• [Task description] The data below should be printed in full, exactly, and without any of its images.

• [Material]
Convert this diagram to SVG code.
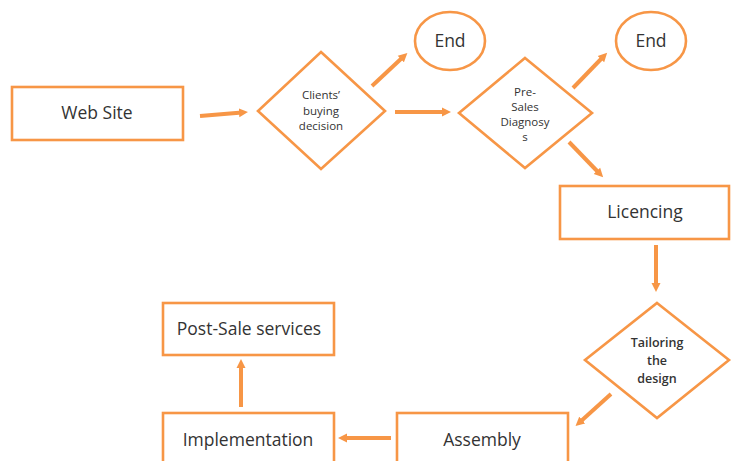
<svg xmlns="http://www.w3.org/2000/svg" width="734" height="461" viewBox="0 0 734 461">
  <defs>
    <marker id="head" markerUnits="userSpaceOnUse" markerWidth="10" markerHeight="10" viewBox="0 0 10 10" refX="3" refY="5" orient="auto">
      <path d="M0,0.5 L9,5 L0,9.5 z" fill="#F79646"/>
    </marker>
    <style>
      .shape { fill: #ffffff; stroke: #F79646; stroke-width: 2.6; }
      .link { stroke: #F79646; stroke-width: 4; fill: none; marker-end: url(#head); }
      .lbl { font-family: "Open Sans", "Liberation Sans", sans-serif; fill: #333333; text-anchor: middle; }
      .big { font-size: 17.5px; }
      .small { font-size: 11.5px; }
      .bold { font-size: 12.5px; font-weight: 600; }
    </style>
  </defs>

  <rect width="734" height="461" fill="#ffffff"/>

  <g id="connectors">
    <line class="link" x1="200" y1="116" x2="242" y2="112.5"/>
    <line class="link" x1="372" y1="86" x2="403" y2="57"/>
    <line class="link" x1="395" y1="112" x2="445" y2="112"/>
    <line class="link" x1="573" y1="88" x2="603" y2="57"/>
    <line class="link" x1="569" y1="142" x2="599" y2="173"/>
    <line class="link" x1="656" y1="245" x2="656" y2="286"/>
    <line class="link" x1="611" y1="394" x2="580" y2="422"/>
    <line class="link" x1="391" y1="438" x2="344" y2="438"/>
    <line class="link" x1="241" y1="407" x2="241" y2="365"/>
  </g>

  <g id="web-site">
    <rect class="shape" x="12" y="87" width="171" height="53"/>
    <text class="lbl big" x="97" y="119">Web Site</text>
  </g>

  <g id="clients-buying-decision">
    <polygon class="shape" points="321,52 385,111 321,169 258,111"/>
    <text class="lbl small" x="321" y="99">Clients’</text>
    <text class="lbl small" x="321" y="115">buying</text>
    <text class="lbl small" x="321" y="130">decision</text>
  </g>

  <g id="end-1">
    <ellipse class="shape" cx="450" cy="41" rx="35" ry="29"/>
    <text class="lbl big" x="450" y="47">End</text>
  </g>

  <g id="pre-sales-diagnosys">
    <polygon class="shape" points="525,58 592,113 525,168 459,113"/>
    <text class="lbl small" x="525" y="96">Pre-</text>
    <text class="lbl small" x="525" y="111">Sales</text>
    <text class="lbl small" x="525" y="126">Diagnosy</text>
    <text class="lbl small" x="525" y="141">s</text>
  </g>

  <g id="end-2">
    <ellipse class="shape" cx="651" cy="41" rx="35" ry="29"/>
    <text class="lbl big" x="651" y="47">End</text>
  </g>

  <g id="licencing">
    <rect class="shape" x="560" y="186" width="169" height="53"/>
    <text class="lbl big" x="645" y="218">Licencing</text>
  </g>

  <g id="tailoring-the-design">
    <polygon class="shape" points="657,303 729,360 657,418 585,360"/>
    <text class="lbl bold" x="657" y="347">Tailoring</text>
    <text class="lbl bold" x="657" y="365">the</text>
    <text class="lbl bold" x="657" y="383">design</text>
  </g>

  <g id="assembly">
    <rect class="shape" x="397" y="413" width="171" height="60"/>
    <text class="lbl big" x="482" y="446">Assembly</text>
  </g>

  <g id="implementation">
    <rect class="shape" x="163" y="413" width="171" height="60"/>
    <text class="lbl big" x="248" y="446">Implementation</text>
  </g>

  <g id="post-sale-services">
    <rect class="shape" x="163" y="303" width="171" height="52"/>
    <text class="lbl big" x="249" y="335">Post-Sale services</text>
  </g>
</svg>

• [Solution for this problem]
Convert this diagram to SVG code.
<svg xmlns="http://www.w3.org/2000/svg" width="734" height="461" viewBox="0 0 734 461">
  <defs>
    <marker id="head" markerUnits="userSpaceOnUse" markerWidth="10" markerHeight="10" viewBox="0 0 10 10" refX="3" refY="5" orient="auto">
      <path d="M0,0.5 L9,5 L0,9.5 z" fill="#F79646"/>
    </marker>
    <style>
      .shape { fill: #ffffff; stroke: #F79646; stroke-width: 2.6; }
      .link { stroke: #F79646; stroke-width: 4; fill: none; marker-end: url(#head); }
      .lbl { font-family: "Open Sans", "Liberation Sans", sans-serif; fill: #333333; text-anchor: middle; }
      .big { font-size: 17.5px; }
      .small { font-size: 11.5px; }
      .bold { font-size: 12.5px; font-weight: 600; }
    </style>
  </defs>

  <rect width="734" height="461" fill="#ffffff"/>

  <g id="connectors">
    <line class="link" x1="200" y1="116" x2="242" y2="112.5"/>
    <line class="link" x1="372" y1="86" x2="403" y2="57"/>
    <line class="link" x1="395" y1="112" x2="445" y2="112"/>
    <line class="link" x1="573" y1="88" x2="603" y2="57"/>
    <line class="link" x1="569" y1="142" x2="599" y2="173"/>
    <line class="link" x1="656" y1="245" x2="656" y2="286"/>
    <line class="link" x1="611" y1="394" x2="580" y2="422"/>
    <line class="link" x1="391" y1="438" x2="344" y2="438"/>
    <line class="link" x1="241" y1="407" x2="241" y2="365"/>
  </g>

  <g id="web-site">
    <rect class="shape" x="12" y="87" width="171" height="53"/>
    <text class="lbl big" x="97" y="119">Web Site</text>
  </g>

  <g id="clients-buying-decision">
    <polygon class="shape" points="321,52 385,111 321,169 258,111"/>
    <text class="lbl small" x="321" y="99">Clients’</text>
    <text class="lbl small" x="321" y="115">buying</text>
    <text class="lbl small" x="321" y="130">decision</text>
  </g>

  <g id="end-1">
    <ellipse class="shape" cx="450" cy="41" rx="35" ry="29"/>
    <text class="lbl big" x="450" y="47">End</text>
  </g>

  <g id="pre-sales-diagnosys">
    <polygon class="shape" points="525,58 592,113 525,168 459,113"/>
    <text class="lbl small" x="525" y="96">Pre-</text>
    <text class="lbl small" x="525" y="111">Sales</text>
    <text class="lbl small" x="525" y="126">Diagnosy</text>
    <text class="lbl small" x="525" y="141">s</text>
  </g>

  <g id="end-2">
    <ellipse class="shape" cx="651" cy="41" rx="35" ry="29"/>
    <text class="lbl big" x="651" y="47">End</text>
  </g>

  <g id="licencing">
    <rect class="shape" x="560" y="186" width="169" height="53"/>
    <text class="lbl big" x="645" y="218">Licencing</text>
  </g>

  <g id="tailoring-the-design">
    <polygon class="shape" points="657,303 729,360 657,418 585,360"/>
    <text class="lbl bold" x="657" y="347">Tailoring</text>
    <text class="lbl bold" x="657" y="365">the</text>
    <text class="lbl bold" x="657" y="383">design</text>
  </g>

  <g id="assembly">
    <rect class="shape" x="397" y="413" width="171" height="60"/>
    <text class="lbl big" x="482" y="446">Assembly</text>
  </g>

  <g id="implementation">
    <rect class="shape" x="163" y="413" width="171" height="60"/>
    <text class="lbl big" x="248" y="446">Implementation</text>
  </g>

  <g id="post-sale-services">
    <rect class="shape" x="163" y="303" width="171" height="52"/>
    <text class="lbl big" x="249" y="335">Post-Sale services</text>
  </g>
</svg>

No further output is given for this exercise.